Les "James Bond" des années Brosnan ont tous un côté froid et aseptisé, sans âme et sans beaucoup de vie. La technologie prend de plus en plus de place pour en mettre plein la vue au spectateur qui en veut pour son argent. Mais tout ça manque cruellement de charme ; ce qui était l'apanage de la série depuis sa création jusqu'en 1987. Permis de tuer (1989) avait un peu ouvert la voie dans ce sens, mais n'était pas encore complètement tombé dans ce travers. Les "Bond" de Brosnan, et de Craig ensuite dans la nouvelle série, n'auront plus jamais le charme des épisode pré-numériques.
Cependant, Meurs un autre jour est certainement le plus réussi des "James Bond" de la fin de la série historique. Il est seulement dommage d'avoir dû attendre le dernier film de Brosnan pour le sentir enfin dans le personnage. Sans doute est-ce dû à sa capture et son emprisonnement au début qui le rendent enfin vraiment humain et faillible, au lieu de toujours camper ce bellâtre en représentation permanente. Et cette sensation tient durant la majorité du film.
Film qui marque d'ailleurs le quarantième anniversaire de la série et qui est en partie construit sur des éléments du passé pour nourrir le scénario de ce vingtième Bond officiel. On peut s'amuser à répertorier les plus flagrants (la sortie de l'eau de Jinx (Bond 62), les patients traités sous hypnose (Bond 69), le parachute Union Jack (Bond 77), le laser à découper les agents secrets (Bond 64), et le cigare à oxygène (Bond 65). Le fan-service s'exprime à plein dans le labo de Q (cf. le célèbre "You must be joking !" de Goldfinger) où l'on peut retrouver quelques gadgets historiques (la mallette truquée et la chaussure piquante de Bons Baisers de Russie, le jet-pack d'Opération Tonnerre ou l'avion de poche d'Octopussy). Et, bien sûr, le plus évident de tout le film est le satellite de diamants des Diamants sont éternels qui est très actif dans l'histoire. On remarquera aussi que Bond se prétend ornithologue comme l'authentique James Bond dont Ian Fleming s'est inspiré pour lui donner son nom.
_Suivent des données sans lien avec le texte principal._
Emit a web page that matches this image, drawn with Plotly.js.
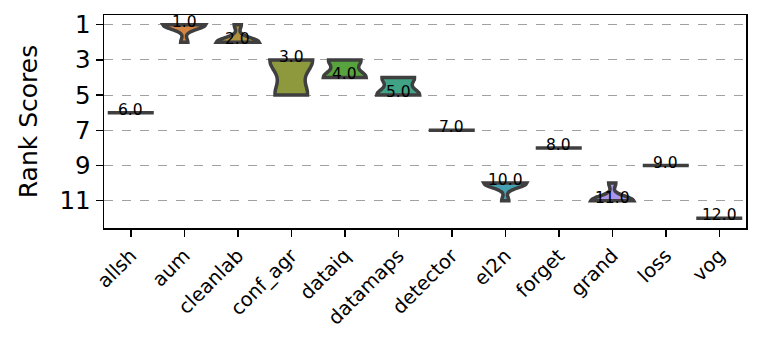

Meurs un autre jour est cette fois-ci plus axé sur l'enquête de Bond que sur l'action pure et les cascades bourrées d'explosions. Ce qui le rend beaucoup plus appréciable que ses trois prédécesseurs. Malheureusement, il fallait bien que toutes ces bonnes intentions soient gâchées d'une manière ou d'une autre. Le grotesque revient donc en force avec la voiture invisible. Qui en plus ne sert à rien vu que l'adversaire aussi a une voiture ultra-gadgétisée. La poursuite sur la glace se transforme plus que jamais en concours de "celui qui a la plus grosse" et on s'emmerde prodigieusement. Et que dire du foutage de gueule de la séquence de kite-surfing improvisé après la chute d'un morceau de banquise dans l'océan. Le tout, avec un brushing impeccable et presque sec ! Of course. Lamentable.
Et puis, comme d'habitude, la fin s'éternise dans une scène d'avion dont l'issue nous renvoie cette fois à Tuer n'est pas jouer (l'échappée par l'arrière).
Pour la distribution, c'est plutôt réussi du côté féminin (Berry et Pike), mais moins du côté masculin (Toby Stephens a une sacrée tête de con), sauf le contact cubain de Bond qui est très bien. La première heure du film jusqu'au retour à Londres (utilisation malvenue de "London Calling" des Clash dans la B.O.) annonce dans son traitement ce que sera la nouvelle série avec Daniel Craig. Dommage donc qu'ils n'aient pas pu se retenir jusqu'à la fin de tomber dans leurs excès habituels.
Et puis, ce film est aussi celui du pire générique de tous les "James Bond" ; image et son. Surtout le machin commis par Madonna qui est vraiment infect (auto-tune partout, pas de mélodie, que du rythme, une vraie bouse).
Bref, à son tour Pierce Brosnan quitte la série, qui s'arrête également après 40 ans de bons et loyaux services, pour mieux ressusciter quatre ans plus tard en reprenant les choses aux origines (Casino Royale), jamais tournées dans cette première série.